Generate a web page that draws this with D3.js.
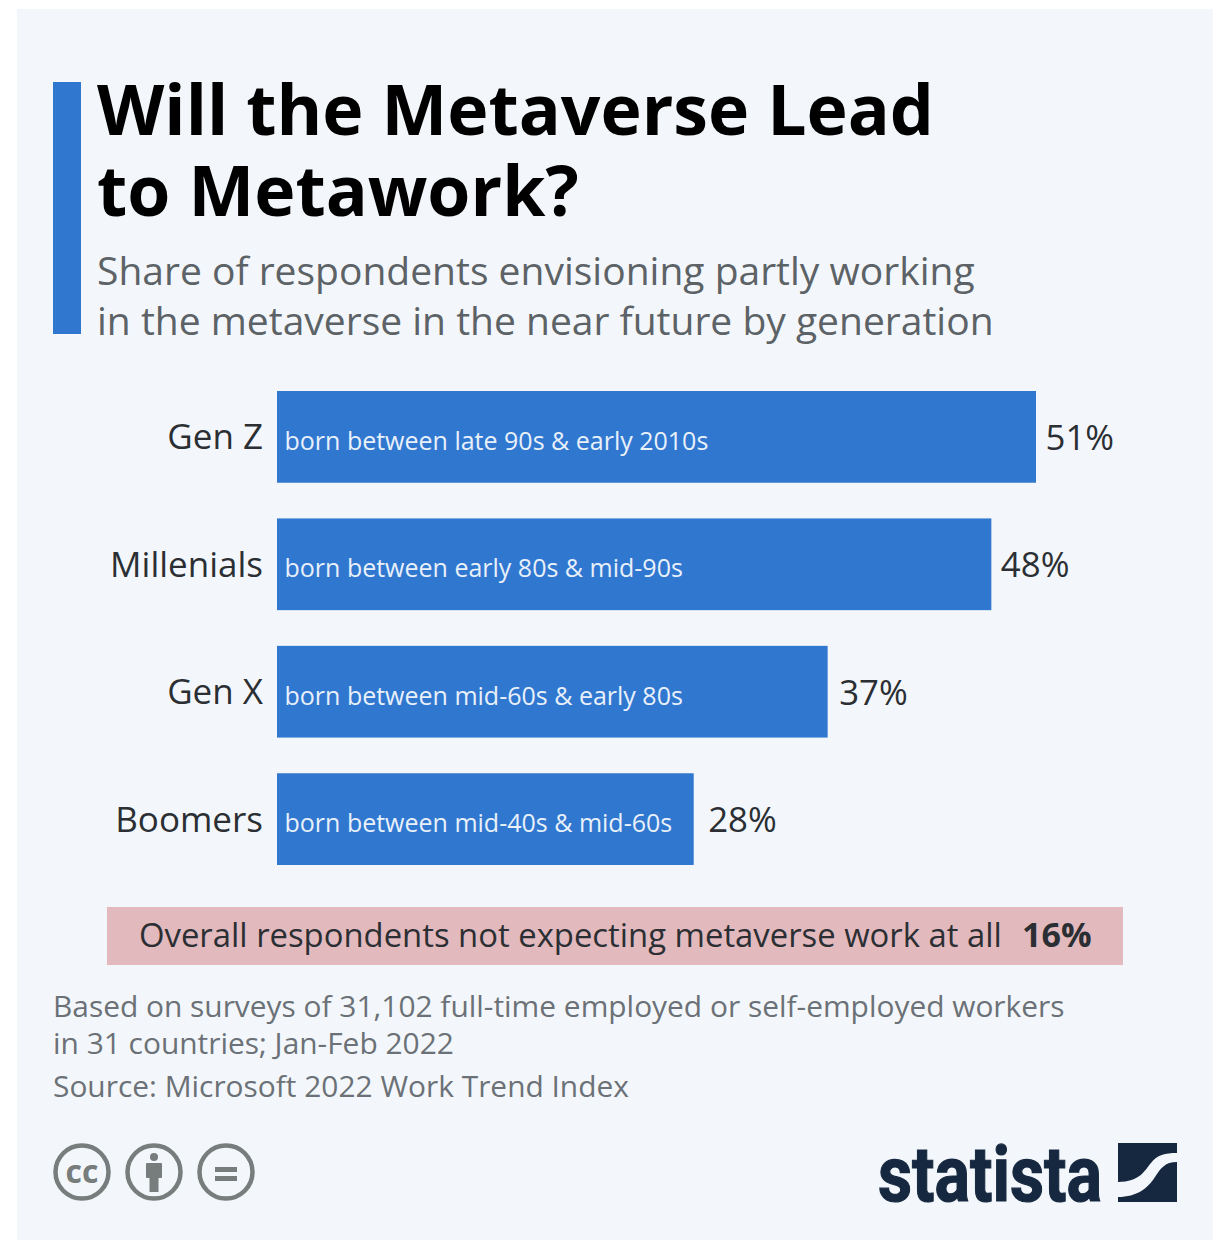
<!DOCTYPE html>
<html>
<head>
<meta charset="utf-8">
<script src="https://cdn.jsdelivr.net/npm/d3@7"></script>
<style>
body { margin: 0; background: #fff; }
text { font-family: "Open Sans", sans-serif; }
</style>
</head>
<body>
<div id="chart-area"></div>
<script>
// chart values
var generations = ["Gen Z", "Millenials", "Gen X", "Boomers"];
var shares = [51, 48, 37, 28];
var notes = ["born between late 90s & early 2010s", "born between early 80s & mid-90s", "born between mid-60s & early 80s", "born between mid-40s & mid-60s"];
var titleLines = ["Will the Metaverse Lead", "to Metawork?"];
var subtitleLines = ["Share of respondents envisioning partly working", "in the metaverse in the near future by generation"];
var footLines = ["Based on surveys of 31,102 full-time employed or self-employed workers", "in 31 countries; Jan-Feb 2022", "Source: Microsoft 2022 Work Trend Index"];

var svg = d3.select("#chart-area").append("svg")
            .attr("width", 1230)
            .attr("height", 1254)
            .style("display", "block");

svg.append("rect").attr("x", 17).attr("y", 9).attr("width", 1196).attr("height", 1231).attr("fill", "#f3f7fb");
svg.append("rect").attr("x", 53).attr("y", 82).attr("width", 28).attr("height", 252).attr("fill", "#3077d0");

svg.selectAll(".title").data(titleLines).enter().append("text")
   .attr("x", 97).attr("y", (d, i) => 134.5 + i * 81)
   .attr("font-size", 69.7).attr("font-weight", 700).attr("fill", "#000")
   .text(d => d);

svg.selectAll(".subtitle").data(subtitleLines).enter().append("text")
   .attr("x", 97).attr("y", (d, i) => 285 + i * 49.5)
   .attr("font-size", 39).attr("fill", "#5c6266")
   .text(d => d);

var x = d3.scaleLinear().domain([0, 51]).range([277, 1036]);
var y = d3.scaleBand().domain(generations).range([391, 865]).paddingInner(0.28);

var axis = d3.axisLeft(y).tickSize(0).tickPadding(14);
var axisG = svg.append("g").attr("transform", "translate(277,0)").call(axis);
axisG.select(".domain").remove();
axisG.selectAll("text").attr("font-size", 35).attr("font-family", "Open Sans").attr("fill", "#2b2f33").attr("dy", "0.36em");

svg.selectAll(".bar").data(generations).enter().append("rect")
   .attr("x", x(0)).attr("y", d => y(d))
   .attr("width", (d, i) => x(shares[i]) - x(0))
   .attr("height", y.bandwidth())
   .attr("fill", "#3077d0");

svg.selectAll(".note").data(notes).enter().append("text")
   .attr("x", x(0) + 7.5).attr("y", (d, i) => y(generations[i]) + 59)
   .attr("font-size", 25).attr("fill", "#e8f0fa")
   .text(d => d);

// the gap after each bar is not the same in the original
var labelGaps = [9.5, 9.5, 11.5, 14.5];
svg.selectAll(".val").data(shares).enter().append("text")
   .attr("x", (d, i) => x(d) + labelGaps[i]).attr("y", (d, i) => y(generations[i]) + 59)
   .attr("font-size", 34.8).attr("fill", "#2b2f33")
   .text(d => d + "%");

svg.append("rect").attr("x", 107).attr("y", 907).attr("width", 1016).attr("height", 58).attr("fill", "#e2b9bd");
svg.append("text").attr("x", 139).attr("y", 947).attr("font-size", 32.85).attr("fill", "#2b2f33")
   .text("Overall respondents not expecting metaverse work at all");
svg.append("text").attr("x", 1022).attr("y", 947).attr("font-size", 34).attr("font-weight", 700).attr("fill", "#2b2f33")
   .text("16%");

svg.selectAll(".foot").data(footLines).enter().append("text")
   .attr("x", 53).attr("y", (d, i) => [1017, 1054, 1097][i])
   .attr("font-size", 29.9).attr("fill", "#6b7176")
   .text(d => d);

// licence icons
var iconGrey = "#777c7c";
var icons = [82, 154, 226];
svg.selectAll(".icon").data(icons).enter().append("circle")
   .attr("cx", d => d).attr("cy", 1172).attr("r", 26.5)
   .attr("fill", "none").attr("stroke", iconGrey).attr("stroke-width", 4.5);
svg.append("text").attr("x", 82).attr("y", 1183).attr("text-anchor", "middle").attr("font-size", 32).attr("font-weight", 700).attr("fill", iconGrey).text("cc");
svg.append("circle").attr("cx", 154).attr("cy", 1157).attr("r", 4).attr("fill", iconGrey);
svg.append("rect").attr("x", 146).attr("y", 1163).attr("width", 16).attr("height", 15).attr("rx", 1).attr("fill", iconGrey);
svg.append("rect").attr("x", 149.5).attr("y", 1176).attr("width", 9).attr("height", 16).attr("fill", iconGrey);
[1167, 1176].forEach(v => svg.append("rect").attr("x", 215).attr("y", v).attr("width", 22).attr("height", 5).attr("fill", iconGrey));

// logo
var logoNavy = "#16283f";
svg.append("text").attr("x", 878).attr("y", 1201).attr("font-size", 78).attr("font-weight", 700)
   .style("font-family", "'Liberation Sans Narrow', 'Roboto', sans-serif")
   .attr("textLength", 224).attr("lengthAdjust", "spacingAndGlyphs")
   .attr("fill", logoNavy).attr("stroke", logoNavy).attr("stroke-width", 1.2).text("statista");
svg.append("rect").attr("x", 1118).attr("y", 1143).attr("width", 59).attr("height", 59).attr("fill", logoNavy);
svg.append("path").attr("d", "M1118,1182 C1140,1182 1145,1170 1151,1163 C1157,1155 1165,1153 1177,1153 L1177,1162 C1165,1162 1161,1168 1155,1177 C1148,1188 1137,1197 1118,1197 Z").attr("fill", "#f3f7fb");
</script>
</body>
</html>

Given exercise: Transcribe the material as is, with images omitted.

Expected output:
Generate a web page that draws this with D3.js.
<!DOCTYPE html>
<html>
<head>
<meta charset="utf-8">
<script src="https://cdn.jsdelivr.net/npm/d3@7"></script>
<style>
body { margin: 0; background: #fff; }
text { font-family: "Open Sans", sans-serif; }
</style>
</head>
<body>
<div id="chart-area"></div>
<script>
// chart values
var generations = ["Gen Z", "Millenials", "Gen X", "Boomers"];
var shares = [51, 48, 37, 28];
var notes = ["born between late 90s & early 2010s", "born between early 80s & mid-90s", "born between mid-60s & early 80s", "born between mid-40s & mid-60s"];
var titleLines = ["Will the Metaverse Lead", "to Metawork?"];
var subtitleLines = ["Share of respondents envisioning partly working", "in the metaverse in the near future by generation"];
var footLines = ["Based on surveys of 31,102 full-time employed or self-employed workers", "in 31 countries; Jan-Feb 2022", "Source: Microsoft 2022 Work Trend Index"];

var svg = d3.select("#chart-area").append("svg")
            .attr("width", 1230)
            .attr("height", 1254)
            .style("display", "block");

svg.append("rect").attr("x", 17).attr("y", 9).attr("width", 1196).attr("height", 1231).attr("fill", "#f3f7fb");
svg.append("rect").attr("x", 53).attr("y", 82).attr("width", 28).attr("height", 252).attr("fill", "#3077d0");

svg.selectAll(".title").data(titleLines).enter().append("text")
   .attr("x", 97).attr("y", (d, i) => 134.5 + i * 81)
   .attr("font-size", 69.7).attr("font-weight", 700).attr("fill", "#000")
   .text(d => d);

svg.selectAll(".subtitle").data(subtitleLines).enter().append("text")
   .attr("x", 97).attr("y", (d, i) => 285 + i * 49.5)
   .attr("font-size", 39).attr("fill", "#5c6266")
   .text(d => d);

var x = d3.scaleLinear().domain([0, 51]).range([277, 1036]);
var y = d3.scaleBand().domain(generations).range([391, 865]).paddingInner(0.28);

var axis = d3.axisLeft(y).tickSize(0).tickPadding(14);
var axisG = svg.append("g").attr("transform", "translate(277,0)").call(axis);
axisG.select(".domain").remove();
axisG.selectAll("text").attr("font-size", 35).attr("font-family", "Open Sans").attr("fill", "#2b2f33").attr("dy", "0.36em");

svg.selectAll(".bar").data(generations).enter().append("rect")
   .attr("x", x(0)).attr("y", d => y(d))
   .attr("width", (d, i) => x(shares[i]) - x(0))
   .attr("height", y.bandwidth())
   .attr("fill", "#3077d0");

svg.selectAll(".note").data(notes).enter().append("text")
   .attr("x", x(0) + 7.5).attr("y", (d, i) => y(generations[i]) + 59)
   .attr("font-size", 25).attr("fill", "#e8f0fa")
   .text(d => d);

// the gap after each bar is not the same in the original
var labelGaps = [9.5, 9.5, 11.5, 14.5];
svg.selectAll(".val").data(shares).enter().append("text")
   .attr("x", (d, i) => x(d) + labelGaps[i]).attr("y", (d, i) => y(generations[i]) + 59)
   .attr("font-size", 34.8).attr("fill", "#2b2f33")
   .text(d => d + "%");

svg.append("rect").attr("x", 107).attr("y", 907).attr("width", 1016).attr("height", 58).attr("fill", "#e2b9bd");
svg.append("text").attr("x", 139).attr("y", 947).attr("font-size", 32.85).attr("fill", "#2b2f33")
   .text("Overall respondents not expecting metaverse work at all");
svg.append("text").attr("x", 1022).attr("y", 947).attr("font-size", 34).attr("font-weight", 700).attr("fill", "#2b2f33")
   .text("16%");

svg.selectAll(".foot").data(footLines).enter().append("text")
   .attr("x", 53).attr("y", (d, i) => [1017, 1054, 1097][i])
   .attr("font-size", 29.9).attr("fill", "#6b7176")
   .text(d => d);

// licence icons
var iconGrey = "#777c7c";
var icons = [82, 154, 226];
svg.selectAll(".icon").data(icons).enter().append("circle")
   .attr("cx", d => d).attr("cy", 1172).attr("r", 26.5)
   .attr("fill", "none").attr("stroke", iconGrey).attr("stroke-width", 4.5);
svg.append("text").attr("x", 82).attr("y", 1183).attr("text-anchor", "middle").attr("font-size", 32).attr("font-weight", 700).attr("fill", iconGrey).text("cc");
svg.append("circle").attr("cx", 154).attr("cy", 1157).attr("r", 4).attr("fill", iconGrey);
svg.append("rect").attr("x", 146).attr("y", 1163).attr("width", 16).attr("height", 15).attr("rx", 1).attr("fill", iconGrey);
svg.append("rect").attr("x", 149.5).attr("y", 1176).attr("width", 9).attr("height", 16).attr("fill", iconGrey);
[1167, 1176].forEach(v => svg.append("rect").attr("x", 215).attr("y", v).attr("width", 22).attr("height", 5).attr("fill", iconGrey));

// logo
var logoNavy = "#16283f";
svg.append("text").attr("x", 878).attr("y", 1201).attr("font-size", 78).attr("font-weight", 700)
   .style("font-family", "'Liberation Sans Narrow', 'Roboto', sans-serif")
   .attr("textLength", 224).attr("lengthAdjust", "spacingAndGlyphs")
   .attr("fill", logoNavy).attr("stroke", logoNavy).attr("stroke-width", 1.2).text("statista");
svg.append("rect").attr("x", 1118).attr("y", 1143).attr("width", 59).attr("height", 59).attr("fill", logoNavy);
svg.append("path").attr("d", "M1118,1182 C1140,1182 1145,1170 1151,1163 C1157,1155 1165,1153 1177,1153 L1177,1162 C1165,1162 1161,1168 1155,1177 C1148,1188 1137,1197 1118,1197 Z").attr("fill", "#f3f7fb");
</script>
</body>
</html>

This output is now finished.